Shapley, who had long argued that the Milky Way was the whole Universe, doubted Hubble at first. But he eventually relented in the face of growing evidence.
Upon receiving one of Hubble's letters, Shapley remarked to doctoral student Cecilia Payne-Gaposchkin “Here is the letter that destroyed my universe.”
Astronomically, January 1st is a meaningless date. It is an arbitrary reference point in a system based on the approximate orbital period of an otherwise unremarkable star that is perhaps only notable for having a life-bearing planet.
But for those of us who reckon time by this system, today is the 99th anniversary of humanity taking a monumental step towards understanding our place in a Universe that is vast and puzzling, but ultimately knowable.
Happy New Year!
Image: Richard Powell
@mcnees Hey, our star has above average metallicity, have a little respect!
@mcnees happy new year!
@mcnees A very good point. Happy New Year nonetheless!

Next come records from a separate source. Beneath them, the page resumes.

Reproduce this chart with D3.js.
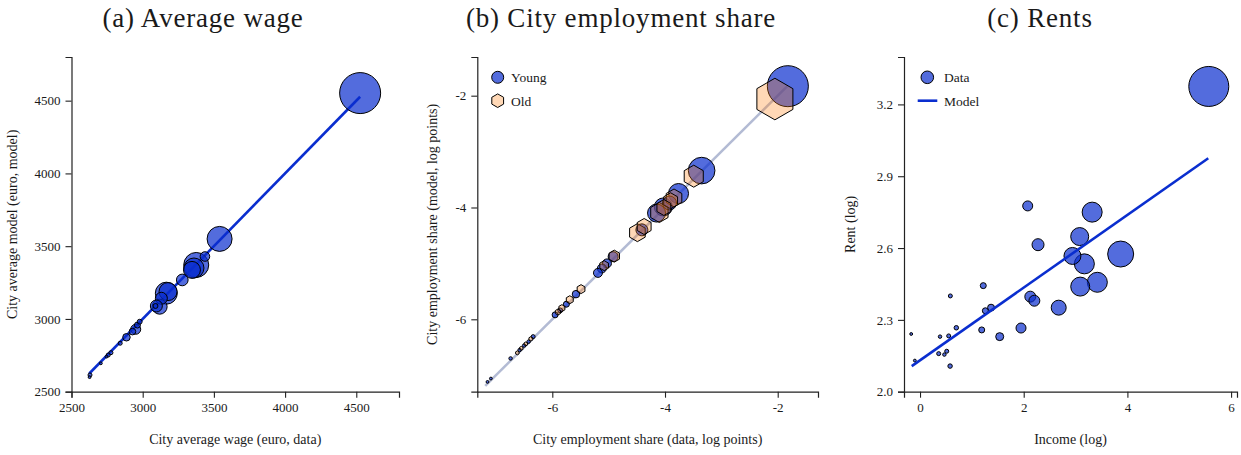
<!DOCTYPE html>
<html><head><meta charset="utf-8">
<script src="https://cdn.jsdelivr.net/npm/d3@7"></script>
<style>
body{margin:0;background:#fff}
text{font-family:"Liberation Serif","Times New Roman",serif;fill:#1a1a1a}
</style>
</head><body>
<svg id="chart" width="1241" height="455"></svg>
<script>
// ---------- Panel (a): average wage ----------
const wageData   = [4527,3540,3437,3376,3346,3360,3278,3166,3178,3131,3119,3096,3090,2951,2928,2979,2963,2886,2842,2777,2758,2746,2706,2630,2627];
const wageModel  = [4552,3550,3429,3371,3337,3350,3268,3177,3188,3142,3084,3089,3089,2929,2913,2981,2958,2874,2833,2768,2752,2741,2695,2615,2600];
const wageWeight = [420,156,23,156,72,100,34,121,81,36,56,36,6,25,11,6,9,14,4,4,4,2,2,4,2];
const wageFitX = [2625,4527];
const wageFitY = [2625,4527];
const wageTicks = [2500,3000,3500,4000,4500];

// ---------- Panel (b): city employment share ----------
const youngData   = [-1.82,-3.35,-3.76,-4.03,-4.15,-3.92,-4.41,-4.92,-5.03,-5.12,-5.19,-5.58,-5.75,-5.95,-5.86,-6.34,-6.42,-6.50,-6.58,-6.74,-7.09,-7.15];
const youngModel  = [-1.83,-3.34,-3.75,-3.99,-4.10,-3.92,-4.40,-4.88,-5.00,-5.09,-5.17,-5.55,-5.73,-5.92,-5.84,-6.31,-6.40,-6.47,-6.55,-6.70,-7.06,-7.12];
const youngWeight = [420,177,100,81,81,49,36,25,20,20,20,14,9,9,6,4,3,3,3,3,2,2];
const oldData   = [-2.05,-3.49,-3.84,-3.90,-4.10,-4.02,-4.49,-4.37,-4.90,-5.08,-5.49,-5.69,-5.83,-5.90,-6.38,-6.47,-6.55,-6.62];
const oldModel  = [-2.06,-3.44,-3.83,-3.88,-4.09,-4.00,-4.45,-4.34,-4.87,-5.04,-5.46,-5.65,-5.80,-5.87,-6.35,-6.44,-6.52,-6.60];
const oldWeight = [432,121,81,64,100,64,81,64,36,25,20,16,12,9,5,4,4,4];
const shareFit = [-7.19,-1.82];
const shareTicks = [-6,-4,-2];
const shareLegend = ["Young","Old"];

// ---------- Panel (c): rents ----------
const income = [5.57,2.077,3.32,3.08,2.276,2.94,3.87,3.17,3.42,3.09,2.127,2.205,2.675,1.948,1.537,1.22,1.26,1.37,1.19,0.70,0.585,0.553,0.386,0.36,0.47,0.515,0.58,-0.17,-0.10];
const rent   = [3.275,2.776,2.75,2.648,2.614,2.567,2.575,2.534,2.457,2.439,2.397,2.380,2.351,2.266,2.230,2.443,2.338,2.351,2.258,2.267,2.40,2.233,2.230,2.159,2.155,2.169,2.107,2.241,2.13];
const pop    = [400,25,100,81,36,72,169,100,100,90,30,30,56,25,16,9,9,12,9,5,4,4,3,4,3,4,5,2,2];
const rentFitX = [-0.16,5.56];
const rentFitY = [2.107,2.975];
const incomeTicks = [0,2,4,6];
const rentTicks = [2.0,2.3,2.6,2.9,3.2];
const rentLegend = ["Data","Model"];

const titles = ["(a) Average wage","(b) City employment share","(c) Rents"];
const xLabels = ["City average wage (euro, data)","City employment share (data, log points)","Income (log)"];
const yLabels = ["City average model (euro, model)","City employment share (model, log points)","Rent (log)"];

// ---------- styles ----------
const BLUE = "#0a2ecf";
const ORANGE = "#ff7f0e";
const GREYLINE = "#b3bbd4";
const TOP = 57, BOTTOM = 391.7;
const ylabOff = [55,40,49];
const titleX = [203,621,1040];

const svg = d3.select("#chart");

function axes(xs, ys, xt, yt, xf, yf, i) {
  const g = svg.append("g");
  const xa = g.append("g").attr("transform",`translate(0,${BOTTOM})`)
    .call(d3.axisBottom(xs).tickValues(xt).tickFormat(xf).tickSizeOuter(0).tickSize(6).tickPadding(5));
  const ya = g.append("g").attr("transform",`translate(${xs.range()[0]},0)`)
    .call(d3.axisLeft(ys).tickValues(yt).tickFormat(yf).tickSizeOuter(0).tickSize(6).tickPadding(5));
  [xa,ya].forEach(a=>{
    a.select(".domain").attr("stroke","#222").attr("stroke-width",1.2);
    a.selectAll(".tick line").attr("stroke","#222").attr("stroke-width",1.1);
    a.selectAll(".tick text").attr("font-size",13).attr("font-family","Liberation Serif").attr("fill","#222");
  });
  const [x0,x1] = xs.range();
  svg.append("text").attr("x",titleX[i]).attr("y",27).attr("text-anchor","middle")
    .attr("font-size",27).attr("letter-spacing",0.8).text(titles[i]);
  svg.append("text").attr("x",(x0+x1)/2).attr("y",444).attr("text-anchor","middle")
    .attr("font-size",14).text(xLabels[i]);
  svg.append("text").attr("transform",`translate(${x0-ylabOff[i]},${(TOP+BOTTOM)/2}) rotate(-90)`)
    .attr("text-anchor","middle").attr("font-size",14).text(yLabels[i]);
}

// ---------- Panel (a) ----------
{
  const x = d3.scaleLinear().domain([2500,4800]).range([71.5,399]);
  const y = d3.scaleLinear().domain([2500,4800]).range([BOTTOM,TOP]);
  const r = d3.scaleSqrt().domain([0,420]).range([0,20.5]);
  axes(x,y,wageTicks,wageTicks,d3.format("d"),d3.format("d"),0);
  svg.append("path").datum(d3.zip(wageFitX,wageFitY))
    .attr("d",d3.line().x(d=>x(d[0])).y(d=>y(d[1])))
    .attr("stroke",BLUE).attr("stroke-width",2.6).attr("fill","none");
  const pts = d3.range(wageData.length).sort((a,b)=>wageWeight[b]-wageWeight[a]);
  svg.append("g").selectAll("circle").data(pts).join("circle")
    .attr("cx",i=>x(wageData[i])).attr("cy",i=>y(wageModel[i])).attr("r",i=>r(wageWeight[i]))
    .attr("fill",BLUE).attr("fill-opacity",0.7).attr("stroke","#000").attr("stroke-width",1);
}

// ---------- Panel (b) ----------
function hexPath(cx,cy,R){
  const p = d3.range(6).map(k=>{const a=(-90+60*k)*Math.PI/180;return [cx+R*Math.cos(a),cy+R*Math.sin(a)];});
  return "M"+p.map(q=>q.join(",")).join("L")+"Z";
}
{
  const x = d3.scaleLinear().domain([-7.331,-1.285]).range([477.3,818]);
  const y = d3.scaleLinear().domain([-7.295,-1.308]).range([BOTTOM,TOP]);
  const r = d3.scaleSqrt().domain([0,420]).range([0,20.5]);
  const fmt = d => d3.format("d")(d).replace("\u2212","-");
  axes(x,y,shareTicks,shareTicks,fmt,fmt,1);
  svg.append("path").datum(shareFit)
    .attr("d",d3.line().x(d=>x(d)).y(d=>y(d)))
    .attr("stroke",GREYLINE).attr("stroke-width",2.6).attr("fill","none");
  const yi = d3.range(youngData.length).sort((a,b)=>youngWeight[b]-youngWeight[a]);
  svg.append("g").selectAll("circle").data(yi).join("circle")
    .attr("cx",i=>x(youngData[i])).attr("cy",i=>y(youngModel[i])).attr("r",i=>r(youngWeight[i]))
    .attr("fill",BLUE).attr("fill-opacity",0.7).attr("stroke","#000").attr("stroke-width",1);
  const oi = d3.range(oldData.length).sort((a,b)=>oldWeight[b]-oldWeight[a]);
  svg.append("g").selectAll("path").data(oi).join("path")
    .attr("d",i=>hexPath(x(oldData[i]),y(oldModel[i]),r(oldWeight[i])))
    .attr("fill",ORANGE).attr("fill-opacity",0.3).attr("stroke","#000").attr("stroke-width",1);
  // legend
  const lg = svg.append("g");
  lg.append("circle").attr("cx",497.7).attr("cy",77.3).attr("r",6)
    .attr("fill",BLUE).attr("fill-opacity",0.7).attr("stroke","#000").attr("stroke-width",1);
  lg.append("path").attr("d",hexPath(497.7,100.7,6.8))
    .attr("fill",ORANGE).attr("fill-opacity",0.3).attr("stroke","#000").attr("stroke-width",1);
  lg.selectAll("text").data(shareLegend).join("text")
    .attr("x",511).attr("y",(d,i)=>[82,105.5][i]).attr("font-size",13.5).text(d=>d);
}

// ---------- Panel (c) ----------
{
  const x = d3.scaleLinear().domain([-0.309,6.114]).range([904,1237]);
  const y = d3.scaleLinear().domain([2.0,3.398]).range([BOTTOM,TOP]);
  const r = d3.scaleSqrt().domain([0,400]).range([0,20]);
  axes(x,y,incomeTicks,rentTicks,d3.format("d"),d3.format(".1f"),2);
  const pi = d3.range(income.length).sort((a,b)=>pop[b]-pop[a]);
  svg.append("g").selectAll("circle").data(pi).join("circle")
    .attr("cx",i=>x(income[i])).attr("cy",i=>y(rent[i])).attr("r",i=>r(pop[i]))
    .attr("fill",BLUE).attr("fill-opacity",0.7).attr("stroke","#000").attr("stroke-width",1);
  svg.append("path").datum(d3.zip(rentFitX,rentFitY))
    .attr("d",d3.line().x(d=>x(d[0])).y(d=>y(d[1])))
    .attr("stroke",BLUE).attr("stroke-width",2.6).attr("fill","none");
  const lg = svg.append("g");
  lg.append("circle").attr("cx",927.3).attr("cy",77.3).attr("r",6.3)
    .attr("fill",BLUE).attr("fill-opacity",0.7).attr("stroke","#000").attr("stroke-width",1);
  lg.append("line").attr("x1",917.7).attr("x2",937.3).attr("y1",100.7).attr("y2",100.7)
    .attr("stroke",BLUE).attr("stroke-width",2.6);
  lg.selectAll("text").data(rentLegend).join("text")
    .attr("x",944).attr("y",(d,i)=>[82,105.5][i]).attr("font-size",13.5).text(d=>d);
}
</script>
</body></html>
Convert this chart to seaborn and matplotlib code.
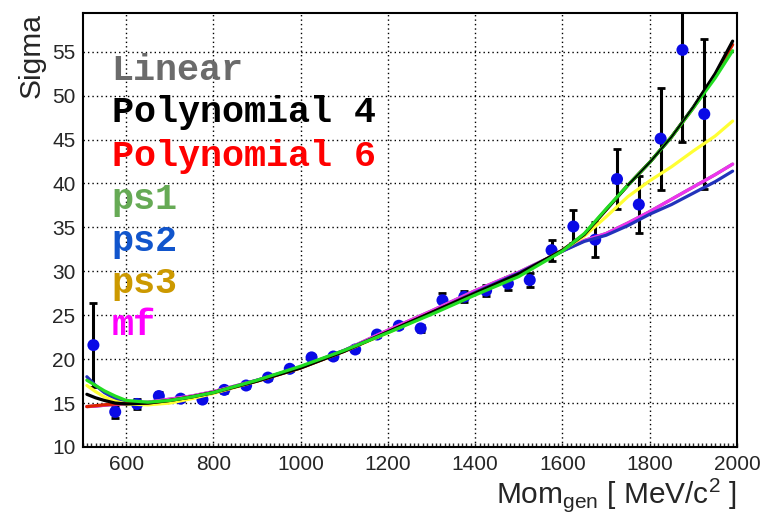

@jeanoappleseed Happy new year!
@mcnees There's a good play about this, "Silent Sky" by Lauren Gunderson.
@nazgul @mcnees @Wraithe I'm not seeing that in early _Skylark_ / _Lensman_ novels - EES does use "Island Universe" occasionally for "Galaxy" and sometimes "superuniverse", but even in _First Lensman_ writes
"The Galactic Patrol became for him an actuality; a force for good pervading all the worlds of all the galaxies of all the universes of all existing space-time continual."
Neither is used as a concrete noun in the first _Skylark_, though I don't have the original (edit: 1921) edition.
@oddhack @nazgul @mcnees The early Skylark does use that model, but then he (EE) moves to the galactic model, aka, the greatest power creep until “Rise of Skywalker” wherein Seaton (with assists) destroys a galaxy (sorry about the spoilers for an almost 100 year old series )
The move to the galactic model is pretty seamless ie: he just doesn’t mention galaxies until he does.
@mcnees I think about analogs of this from my own life all the time. “When I was a kid astronomy et al.” We didn’t know if black holes were really real or have evidence of exoplanets. Dinosaur extinction and space, how could there be a connection? That sort of thing.
@mcnees
My mother was born in May of 1925 and is still chugging along.
We are quite proud of our cousin. He did that remarkable work at the observatory on Mt. Wilson.
@mcnees my astronomer father, in his 90s, likes to pretend he’s explaining general relativity and fast living when he says “the universe was seven billion years old when I was in elementary school, now it’s thirteen.“
@mcnees We don't know if the many-worlds interpretation of quantum mechanics is correct—and may never know—but if it is, the universe is immensely larger still.
@mcnees It’s astounding how much of a change in perspective that is. Our view of the universe suddenly became much more immense.